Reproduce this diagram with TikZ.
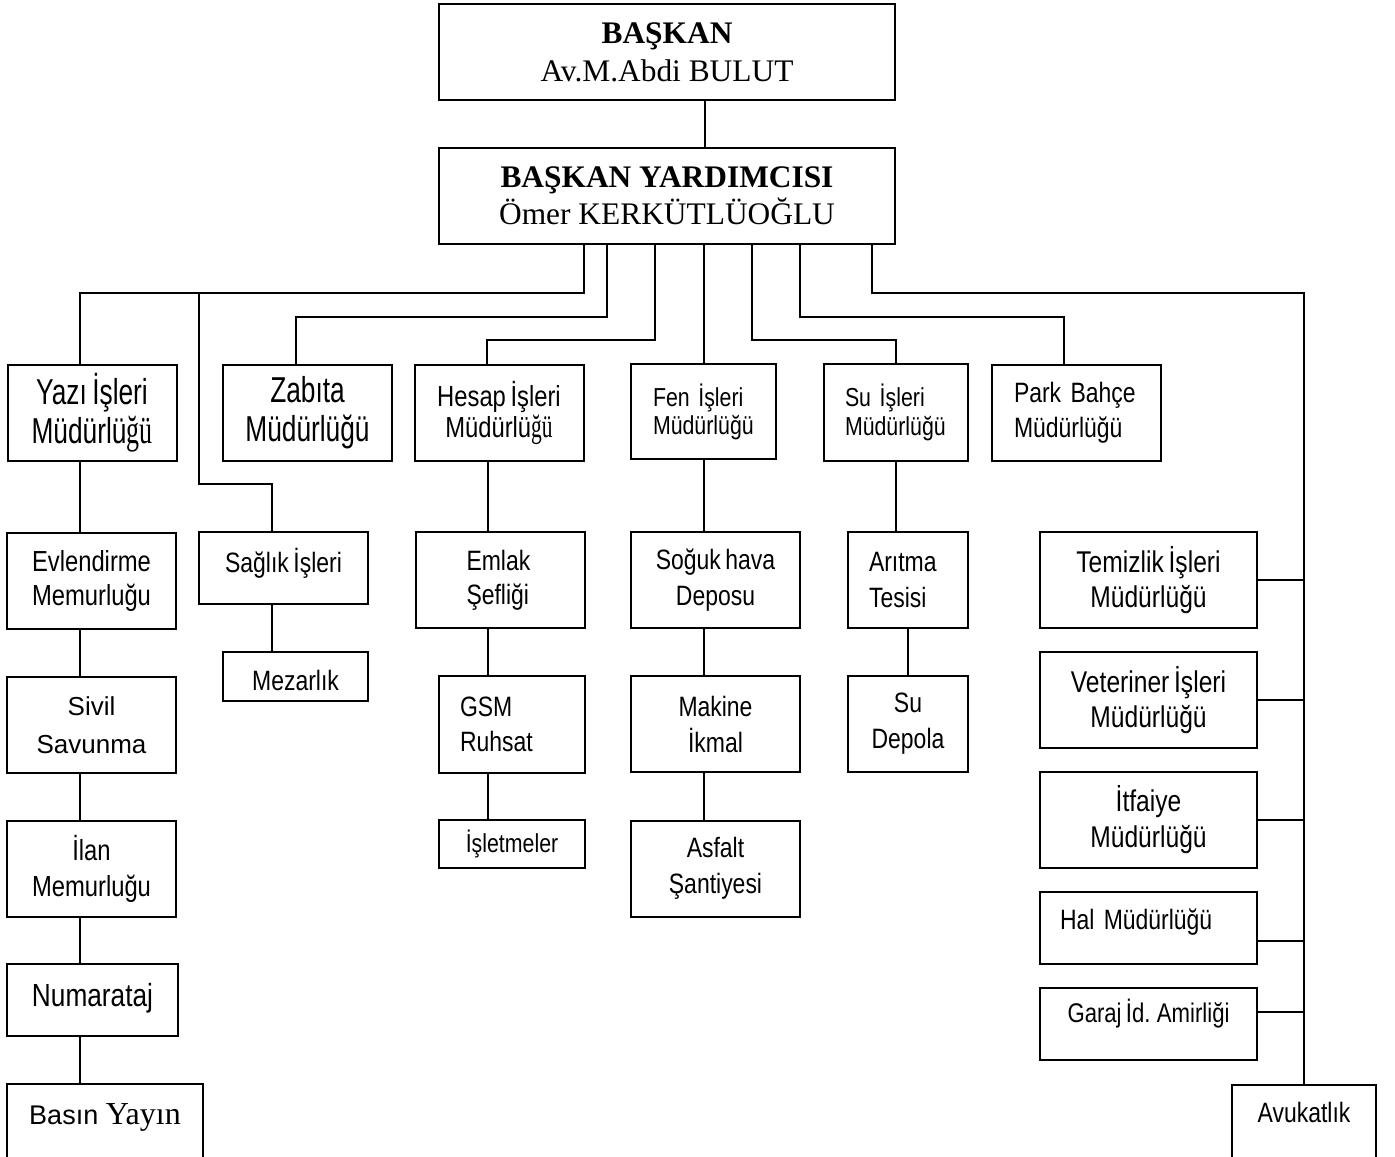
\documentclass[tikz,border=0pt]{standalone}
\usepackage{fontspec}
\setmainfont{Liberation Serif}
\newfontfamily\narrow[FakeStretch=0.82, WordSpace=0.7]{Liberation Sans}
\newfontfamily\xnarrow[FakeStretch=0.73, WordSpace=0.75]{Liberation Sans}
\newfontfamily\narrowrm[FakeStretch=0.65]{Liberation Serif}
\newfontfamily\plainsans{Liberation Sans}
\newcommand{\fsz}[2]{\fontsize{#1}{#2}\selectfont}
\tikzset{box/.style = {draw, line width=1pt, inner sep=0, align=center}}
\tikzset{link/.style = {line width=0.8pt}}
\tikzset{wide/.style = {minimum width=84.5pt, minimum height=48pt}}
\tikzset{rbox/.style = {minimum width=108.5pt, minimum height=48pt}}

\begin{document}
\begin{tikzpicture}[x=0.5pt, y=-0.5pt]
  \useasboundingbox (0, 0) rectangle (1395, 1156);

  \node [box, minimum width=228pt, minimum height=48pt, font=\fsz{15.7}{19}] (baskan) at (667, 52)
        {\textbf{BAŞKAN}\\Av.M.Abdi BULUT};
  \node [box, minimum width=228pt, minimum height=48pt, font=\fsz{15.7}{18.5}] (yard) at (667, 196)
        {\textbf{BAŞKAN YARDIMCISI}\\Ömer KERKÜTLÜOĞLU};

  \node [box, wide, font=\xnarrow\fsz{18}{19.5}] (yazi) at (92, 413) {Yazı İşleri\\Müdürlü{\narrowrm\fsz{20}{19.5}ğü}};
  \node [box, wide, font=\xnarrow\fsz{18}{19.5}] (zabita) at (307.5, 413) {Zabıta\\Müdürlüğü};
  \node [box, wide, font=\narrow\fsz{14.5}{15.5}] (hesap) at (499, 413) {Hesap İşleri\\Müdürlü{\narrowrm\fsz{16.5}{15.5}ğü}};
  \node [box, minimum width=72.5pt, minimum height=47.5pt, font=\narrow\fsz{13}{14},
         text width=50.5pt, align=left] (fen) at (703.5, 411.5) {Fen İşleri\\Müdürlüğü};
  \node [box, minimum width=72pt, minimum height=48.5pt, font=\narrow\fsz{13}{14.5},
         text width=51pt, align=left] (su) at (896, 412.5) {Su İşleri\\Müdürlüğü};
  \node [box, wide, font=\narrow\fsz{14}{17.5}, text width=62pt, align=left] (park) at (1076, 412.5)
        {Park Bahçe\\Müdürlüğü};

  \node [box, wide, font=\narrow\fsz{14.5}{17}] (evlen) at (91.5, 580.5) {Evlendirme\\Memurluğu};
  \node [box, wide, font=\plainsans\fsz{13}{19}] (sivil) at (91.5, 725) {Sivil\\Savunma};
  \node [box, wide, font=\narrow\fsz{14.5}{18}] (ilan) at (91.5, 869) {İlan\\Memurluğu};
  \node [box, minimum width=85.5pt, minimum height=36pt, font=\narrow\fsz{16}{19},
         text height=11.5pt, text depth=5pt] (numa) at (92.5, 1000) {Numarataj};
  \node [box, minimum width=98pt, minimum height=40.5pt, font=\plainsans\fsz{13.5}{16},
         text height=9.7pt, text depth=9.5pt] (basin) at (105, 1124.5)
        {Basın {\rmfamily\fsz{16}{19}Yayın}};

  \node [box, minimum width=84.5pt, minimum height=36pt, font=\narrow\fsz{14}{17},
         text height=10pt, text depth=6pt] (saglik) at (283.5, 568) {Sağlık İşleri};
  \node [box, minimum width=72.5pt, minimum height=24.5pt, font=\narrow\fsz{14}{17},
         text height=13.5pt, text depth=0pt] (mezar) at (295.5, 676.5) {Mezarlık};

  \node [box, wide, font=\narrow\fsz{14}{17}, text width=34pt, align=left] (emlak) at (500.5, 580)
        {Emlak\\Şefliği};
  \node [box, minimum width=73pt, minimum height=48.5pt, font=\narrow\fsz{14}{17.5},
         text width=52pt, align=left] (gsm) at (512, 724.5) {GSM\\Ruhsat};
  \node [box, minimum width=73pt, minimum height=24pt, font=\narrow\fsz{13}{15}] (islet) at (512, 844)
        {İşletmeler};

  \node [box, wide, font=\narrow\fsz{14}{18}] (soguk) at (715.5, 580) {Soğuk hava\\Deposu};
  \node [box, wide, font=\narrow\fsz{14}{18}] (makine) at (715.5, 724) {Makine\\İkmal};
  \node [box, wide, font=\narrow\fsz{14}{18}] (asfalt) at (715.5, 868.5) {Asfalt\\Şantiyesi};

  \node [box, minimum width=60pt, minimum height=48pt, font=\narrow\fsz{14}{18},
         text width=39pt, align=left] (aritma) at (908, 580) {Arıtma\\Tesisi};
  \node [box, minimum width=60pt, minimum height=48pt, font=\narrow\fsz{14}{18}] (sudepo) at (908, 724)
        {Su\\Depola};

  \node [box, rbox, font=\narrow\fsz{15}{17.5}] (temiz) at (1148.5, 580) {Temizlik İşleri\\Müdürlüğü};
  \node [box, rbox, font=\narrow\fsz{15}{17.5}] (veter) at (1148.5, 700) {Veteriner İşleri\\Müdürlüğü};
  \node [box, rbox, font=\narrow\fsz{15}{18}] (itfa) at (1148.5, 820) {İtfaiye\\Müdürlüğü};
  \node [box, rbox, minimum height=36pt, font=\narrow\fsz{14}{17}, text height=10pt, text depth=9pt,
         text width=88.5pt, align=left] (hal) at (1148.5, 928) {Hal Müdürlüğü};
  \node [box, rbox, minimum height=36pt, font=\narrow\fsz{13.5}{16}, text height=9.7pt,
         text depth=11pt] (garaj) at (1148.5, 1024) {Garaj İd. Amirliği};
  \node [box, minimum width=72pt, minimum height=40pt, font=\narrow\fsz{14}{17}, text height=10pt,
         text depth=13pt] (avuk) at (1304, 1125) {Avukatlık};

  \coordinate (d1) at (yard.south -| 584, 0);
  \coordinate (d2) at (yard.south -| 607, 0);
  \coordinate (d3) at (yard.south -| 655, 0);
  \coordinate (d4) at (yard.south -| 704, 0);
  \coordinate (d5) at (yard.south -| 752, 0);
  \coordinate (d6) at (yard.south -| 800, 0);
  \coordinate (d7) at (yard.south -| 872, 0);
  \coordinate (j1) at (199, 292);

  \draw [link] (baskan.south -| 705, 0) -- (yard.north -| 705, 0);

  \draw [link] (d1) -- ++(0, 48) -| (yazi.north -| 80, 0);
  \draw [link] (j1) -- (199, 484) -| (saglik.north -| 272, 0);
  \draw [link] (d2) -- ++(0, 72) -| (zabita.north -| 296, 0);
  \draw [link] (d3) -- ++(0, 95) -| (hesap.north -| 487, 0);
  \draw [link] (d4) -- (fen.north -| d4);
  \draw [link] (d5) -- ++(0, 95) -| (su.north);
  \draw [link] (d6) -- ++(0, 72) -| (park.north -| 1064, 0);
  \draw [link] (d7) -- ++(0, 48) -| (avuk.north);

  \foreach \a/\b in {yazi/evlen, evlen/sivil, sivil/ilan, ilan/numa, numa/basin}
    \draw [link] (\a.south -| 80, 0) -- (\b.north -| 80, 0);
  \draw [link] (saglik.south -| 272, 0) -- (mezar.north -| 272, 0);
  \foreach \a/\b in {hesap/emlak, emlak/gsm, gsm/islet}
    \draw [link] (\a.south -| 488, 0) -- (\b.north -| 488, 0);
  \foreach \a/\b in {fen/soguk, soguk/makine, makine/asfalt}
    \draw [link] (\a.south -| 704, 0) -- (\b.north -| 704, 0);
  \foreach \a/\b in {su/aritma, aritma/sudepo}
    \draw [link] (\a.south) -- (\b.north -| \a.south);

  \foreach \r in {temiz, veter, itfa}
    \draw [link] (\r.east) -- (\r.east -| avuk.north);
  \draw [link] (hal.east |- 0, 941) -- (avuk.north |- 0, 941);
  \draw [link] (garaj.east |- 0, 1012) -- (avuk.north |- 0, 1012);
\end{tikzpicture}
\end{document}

## DO THIS
Write out an exact copy of the listing, first line through the line containing "rectangle (1395, 1156);", with the pictures left out.

## RESULT
Reproduce this diagram with TikZ.
\documentclass[tikz,border=0pt]{standalone}
\usepackage{fontspec}
\setmainfont{Liberation Serif}
\newfontfamily\narrow[FakeStretch=0.82, WordSpace=0.7]{Liberation Sans}
\newfontfamily\xnarrow[FakeStretch=0.73, WordSpace=0.75]{Liberation Sans}
\newfontfamily\narrowrm[FakeStretch=0.65]{Liberation Serif}
\newfontfamily\plainsans{Liberation Sans}
\newcommand{\fsz}[2]{\fontsize{#1}{#2}\selectfont}
\tikzset{box/.style = {draw, line width=1pt, inner sep=0, align=center}}
\tikzset{link/.style = {line width=0.8pt}}
\tikzset{wide/.style = {minimum width=84.5pt, minimum height=48pt}}
\tikzset{rbox/.style = {minimum width=108.5pt, minimum height=48pt}}

\begin{document}
\begin{tikzpicture}[x=0.5pt, y=-0.5pt]
  \useasboundingbox (0, 0) rectangle (1395, 1156);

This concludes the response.